** start **

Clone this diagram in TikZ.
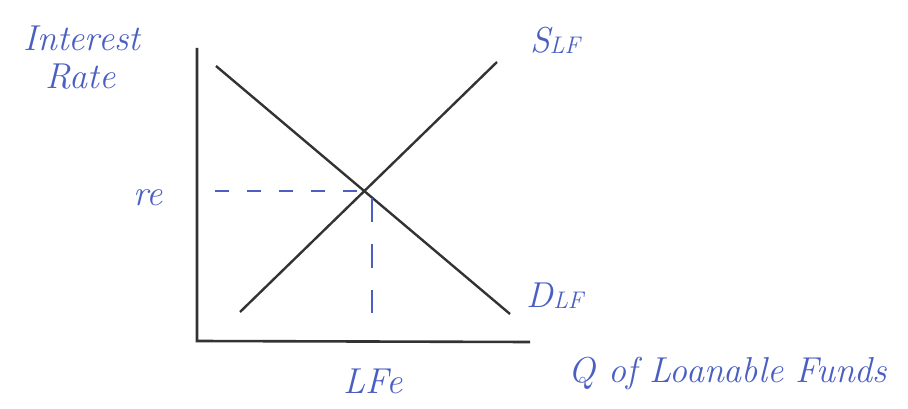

** end **
** start **

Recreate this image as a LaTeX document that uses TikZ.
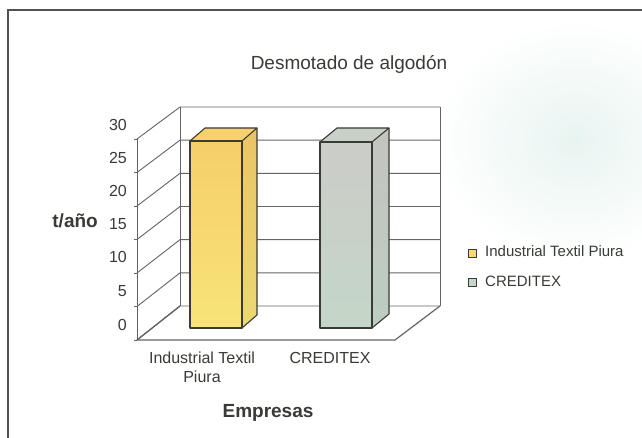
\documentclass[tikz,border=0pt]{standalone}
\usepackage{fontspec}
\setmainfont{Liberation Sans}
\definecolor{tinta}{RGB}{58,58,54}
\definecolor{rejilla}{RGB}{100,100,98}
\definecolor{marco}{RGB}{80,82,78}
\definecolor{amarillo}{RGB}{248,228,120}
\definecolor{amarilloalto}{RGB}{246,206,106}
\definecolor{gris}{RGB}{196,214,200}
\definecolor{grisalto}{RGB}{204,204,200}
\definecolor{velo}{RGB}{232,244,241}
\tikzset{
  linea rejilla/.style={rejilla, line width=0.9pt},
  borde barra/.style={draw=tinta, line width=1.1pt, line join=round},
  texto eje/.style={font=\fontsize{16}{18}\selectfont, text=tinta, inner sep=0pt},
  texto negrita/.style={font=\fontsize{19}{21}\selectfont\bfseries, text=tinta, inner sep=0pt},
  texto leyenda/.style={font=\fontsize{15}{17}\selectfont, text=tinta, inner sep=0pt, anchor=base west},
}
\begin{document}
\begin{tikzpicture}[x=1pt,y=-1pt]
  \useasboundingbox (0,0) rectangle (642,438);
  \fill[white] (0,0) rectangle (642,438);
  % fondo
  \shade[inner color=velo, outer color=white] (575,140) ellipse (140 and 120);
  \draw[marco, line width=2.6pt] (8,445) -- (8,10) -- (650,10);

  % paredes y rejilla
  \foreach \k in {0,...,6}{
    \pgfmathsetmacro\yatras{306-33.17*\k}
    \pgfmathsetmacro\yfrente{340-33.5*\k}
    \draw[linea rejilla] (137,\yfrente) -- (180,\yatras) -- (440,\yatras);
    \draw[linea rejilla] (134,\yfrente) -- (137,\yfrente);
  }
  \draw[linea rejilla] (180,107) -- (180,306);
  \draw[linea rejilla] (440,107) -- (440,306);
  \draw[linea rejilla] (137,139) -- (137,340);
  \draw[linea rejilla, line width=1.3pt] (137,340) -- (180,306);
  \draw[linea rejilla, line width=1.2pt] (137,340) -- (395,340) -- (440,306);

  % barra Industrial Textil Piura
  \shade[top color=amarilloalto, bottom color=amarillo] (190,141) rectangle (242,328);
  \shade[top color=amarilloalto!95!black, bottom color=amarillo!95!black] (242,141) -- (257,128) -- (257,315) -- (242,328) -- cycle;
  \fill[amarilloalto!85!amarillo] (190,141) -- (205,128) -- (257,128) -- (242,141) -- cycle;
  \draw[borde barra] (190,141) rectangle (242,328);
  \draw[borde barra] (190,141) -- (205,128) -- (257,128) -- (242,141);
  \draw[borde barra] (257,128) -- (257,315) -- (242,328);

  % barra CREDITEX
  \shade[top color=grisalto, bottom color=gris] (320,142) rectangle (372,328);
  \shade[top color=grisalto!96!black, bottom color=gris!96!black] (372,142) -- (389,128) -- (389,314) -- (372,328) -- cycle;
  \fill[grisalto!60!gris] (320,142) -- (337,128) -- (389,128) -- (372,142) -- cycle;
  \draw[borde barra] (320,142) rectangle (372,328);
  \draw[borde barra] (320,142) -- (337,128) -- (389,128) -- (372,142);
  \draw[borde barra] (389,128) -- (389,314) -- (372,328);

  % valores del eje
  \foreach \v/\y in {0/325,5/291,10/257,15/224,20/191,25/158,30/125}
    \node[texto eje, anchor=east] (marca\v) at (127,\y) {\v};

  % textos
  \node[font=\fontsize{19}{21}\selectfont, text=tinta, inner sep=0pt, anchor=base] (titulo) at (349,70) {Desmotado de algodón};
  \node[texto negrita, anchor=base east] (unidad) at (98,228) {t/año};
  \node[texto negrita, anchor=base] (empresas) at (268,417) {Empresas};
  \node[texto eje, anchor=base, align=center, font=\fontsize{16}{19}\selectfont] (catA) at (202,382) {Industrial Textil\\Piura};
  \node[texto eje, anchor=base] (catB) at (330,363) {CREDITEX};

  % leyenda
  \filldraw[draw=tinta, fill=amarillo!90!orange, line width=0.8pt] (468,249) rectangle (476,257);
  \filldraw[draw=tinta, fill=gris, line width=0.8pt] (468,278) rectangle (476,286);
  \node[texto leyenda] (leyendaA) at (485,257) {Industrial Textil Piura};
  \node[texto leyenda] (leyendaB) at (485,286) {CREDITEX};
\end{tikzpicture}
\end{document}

** end **

TASK PROMPT -
Without any pictures, set down the lines from the one holding "Recreate this image" through the one holding "(8,10) -- (650,10);".

SOLVED PROBLEM -
Recreate this image as a LaTeX document that uses TikZ.
\documentclass[tikz,border=0pt]{standalone}
\usepackage{fontspec}
\setmainfont{Liberation Sans}
\definecolor{tinta}{RGB}{58,58,54}
\definecolor{rejilla}{RGB}{100,100,98}
\definecolor{marco}{RGB}{80,82,78}
\definecolor{amarillo}{RGB}{248,228,120}
\definecolor{amarilloalto}{RGB}{246,206,106}
\definecolor{gris}{RGB}{196,214,200}
\definecolor{grisalto}{RGB}{204,204,200}
\definecolor{velo}{RGB}{232,244,241}
\tikzset{
  linea rejilla/.style={rejilla, line width=0.9pt},
  borde barra/.style={draw=tinta, line width=1.1pt, line join=round},
  texto eje/.style={font=\fontsize{16}{18}\selectfont, text=tinta, inner sep=0pt},
  texto negrita/.style={font=\fontsize{19}{21}\selectfont\bfseries, text=tinta, inner sep=0pt},
  texto leyenda/.style={font=\fontsize{15}{17}\selectfont, text=tinta, inner sep=0pt, anchor=base west},
}
\begin{document}
\begin{tikzpicture}[x=1pt,y=-1pt]
  \useasboundingbox (0,0) rectangle (642,438);
  \fill[white] (0,0) rectangle (642,438);
  % fondo
  \shade[inner color=velo, outer color=white] (575,140) ellipse (140 and 120);
  \draw[marco, line width=2.6pt] (8,445) -- (8,10) -- (650,10);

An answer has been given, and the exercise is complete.